Introduction
Regional or local analyses of bio-data (e.g., species diversity) often involve geo-data as explanatory variables (e.g., climate). Species-diversity data are typically at fine spatial scales, but in many circumstances, in situ measurements of climate data are either unavailable or sparse, because collecting them can be impractical or prohibitively expensive. Remote-sensing data (e.g., observations collected by satellites) provide useful alternatives, but such data sets can require specialised technical expertise to process and are usually available only at relatively coarse spatial resolutions, often coarser than species-diversity data.
Nevertheless, a common workflow in ecological studies, when fine-resolution climate data are not available, is to downscale coarse-resolution data given by numerical models, including general circulation models and climate reanalyses (e.g., ERA5; Hersbach et al., 2020). Downscaling explanatory variables from coarse resolution to fine resolution shows local details and spatial patterns that may not actually be present, and hence the downscaling comes with uncertainty. What is certain is that fine-resolution aggregates to the known coarse-resolution data. It is essential for drawing scientifically valid conclusions to quantify this uncertainty. Hence, we apply techniques from spatial statistics (Cressie, 1993; Ma et al., 2019; Zammit-Mangion et al., 2015) to statistically downscale data and provide valid uncertainty quantification, which represents the first stage of a two-stage protocol for inference on fine-scale eco-processes from coarse-scale geo-data.
Figure 1 illustrates various data sources commonly used for downscaling, and Figure 2 demonstrates the statistical challenges in downscaling coarse-resolution data. Figure 3 presents a real-world example, where moss data were collected at a fine ($1\times1\thinspace{\rm km}^2$) resolution from two expeditions to Bunger Hills in East Antarctica (Gore et al., 2023). In order to predict moss presence using climate, data from the coarser resolution (approximately $5\times11\thinspace{\rm km}^2$) ERA5 climate reanalysis product are used. Then statistical downscaling follows.

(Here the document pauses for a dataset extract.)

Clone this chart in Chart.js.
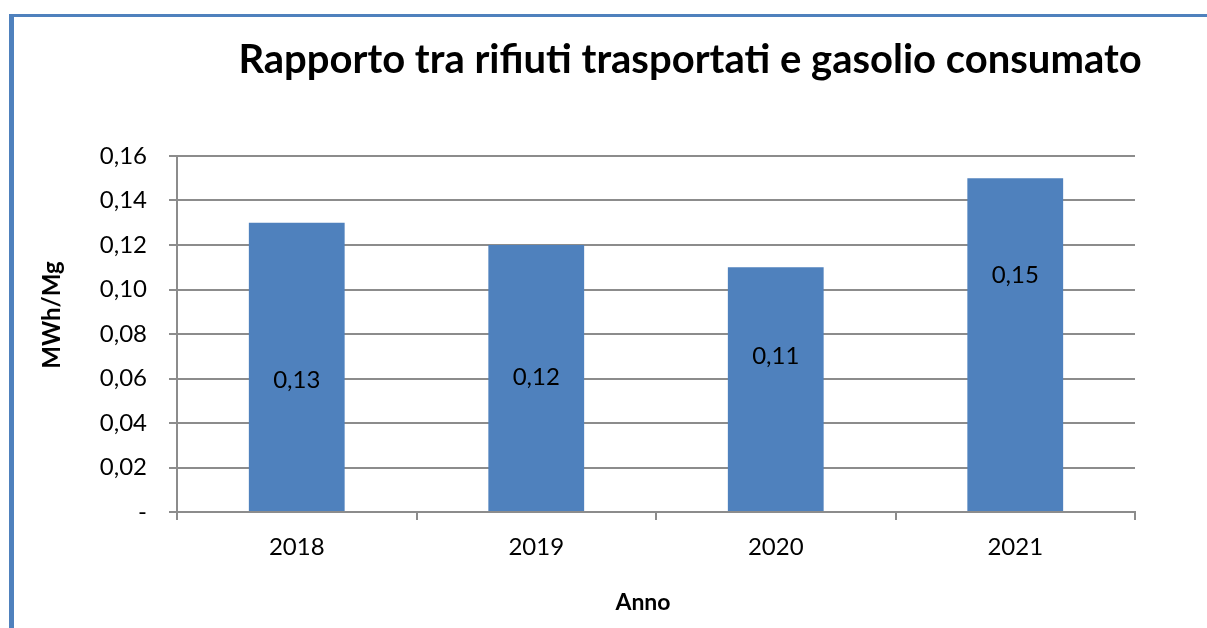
<!DOCTYPE html>
<html>
<head>
<meta charset="utf-8">
<script src="https://cdn.jsdelivr.net/npm/chart.js@4.4.1/dist/chart.umd.min.js"></script>
<style>
  html, body { margin: 0; padding: 0; background: #fff; }
  #wrap { position: relative; width: 1207px; height: 628px; overflow: hidden; }
  #frame { position: absolute; left: 9px; top: 14px; width: 1300px; height: 700px;
           border-left: 5px solid #4F81BD; border-top: 3px solid #4F81BD; }
  canvas { position: absolute; left: 0; top: 0; }
</style>
</head>
<body>
<div id="wrap">
  <div id="frame"></div>
  <canvas id="c" width="1207" height="628"></canvas>
</div>
<script>
const chartTitle = 'Rapporto tra rifiuti trasportati e gasolio consumato';
const yAxisTitle = 'MWh/Mg';
const xAxisTitle = 'Anno';
const categories = ['2018', '2019', '2020', '2021'];
const values = [0.13, 0.12, 0.11, 0.15];
const valueLabels = ['0,13', '0,12', '0,11', '0,15'];
const yTickLabels = ['-', '0,02', '0,04', '0,06', '0,08', '0,10', '0,12', '0,14', '0,16'];

const FONT = 'Lato';
const GRID = '#8c8c8c';

const labelAnchors = [0.0593, 0.0604, 0.0698, 0.1064];

const textPlugin = {
  id: 'texts',
  afterDatasetsDraw(chart) {
    const ctx = chart.ctx;
    const meta = chart.getDatasetMeta(0);
    const ys = chart.scales.y;
    ctx.save();
    ctx.fillStyle = '#000';
    ctx.font = '24px ' + FONT;
    ctx.textAlign = 'center';
    ctx.textBaseline = 'middle';
    meta.data.forEach((bar, i) => {
      ctx.fillText(valueLabels[i], bar.x, ys.getPixelForValue(labelAnchors[i]));
    });
    ctx.restore();
  },
  afterDraw(chart) {
    const ctx = chart.ctx;
    ctx.save();
    ctx.fillStyle = '#000';
    ctx.textAlign = 'center';
    ctx.textBaseline = 'middle';
    ctx.font = 'bold 40px ' + FONT;
    ctx.fillText(chartTitle, 690, 60);
    ctx.font = 'bold 23px ' + FONT;
    ctx.fillText(xAxisTitle, 643, 603);
    ctx.font = 'bold 24px ' + FONT;
    ctx.translate(52, 315);
    ctx.rotate(-Math.PI / 2);
    ctx.fillText(yAxisTitle, 0, 0);
    ctx.restore();
  }
};

Chart.defaults.font.family = FONT;
Chart.defaults.color = '#000';

new Chart(document.getElementById('c'), {
  type: 'bar',
  data: {
    labels: categories,
    datasets: [{
      data: values,
      backgroundColor: '#4F81BD',
      borderWidth: 0,
      categoryPercentage: 1.0,
      barPercentage: 0.4
    }]
  },
  options: {
    responsive: false,
    animation: false,
    devicePixelRatio: 1,
    layout: { padding: { left: 0, top: 156, right: 72, bottom: 0 } },
    plugins: { legend: { display: false }, tooltip: { enabled: false }, title: { display: false } },
    scales: {
      x: {
        offset: true,
        grid: { display: true, offset: true, drawOnChartArea: false, drawTicks: true, tickLength: 8, color: GRID, lineWidth: 2 },
        border: { display: true, color: GRID, width: 2 },
        ticks: { font: { size: 24 }, padding: 13, color: '#000' },
        afterFit(scale) { scale.height = 116; }
      },
      y: {
        min: 0, max: 0.16,
        ticks: {
          stepSize: 0.02,
          font: { size: 24 },
          padding: 22,
          color: '#000',
          callback: (v, i) => yTickLabels[i]
        },
        grid: { color: GRID, lineWidth: 2, tickLength: 8, drawTicks: true },
        border: { display: true, color: GRID, width: 2 },
        afterFit(scale) { scale.width = 177; }
      }
    }
  },
  plugins: [textPlugin]
});
</script>
</body>
</html>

Figure 1: Data sources commonly used for downscaling: (a) A General Circulation Model (GCM) providing boundary conditions for an RCM (Regional Climate Model) (Image credit: Ambrizzi et al. (2019)); (b) A reanalysis climate product that uses assimilation and numerical models (e.g., ECMWF) together, for example, the ERA5 renalysis data (Image credit: ECMWF). In each case, their resolutions are usually too coarse for species-diversity studies.
Figure 2: (a) A true fine-resolution field, which is aggregated; (b) The coarse-resolution aggregated field; (c) Downscaling to recover (a) from (b).
Figure 3: (a) Moss-data sampling sites in Southern Bunger Hills (fine resolution); (b) ERA5 soil-temperature data (coarse resolution) with the sampling sites in the background.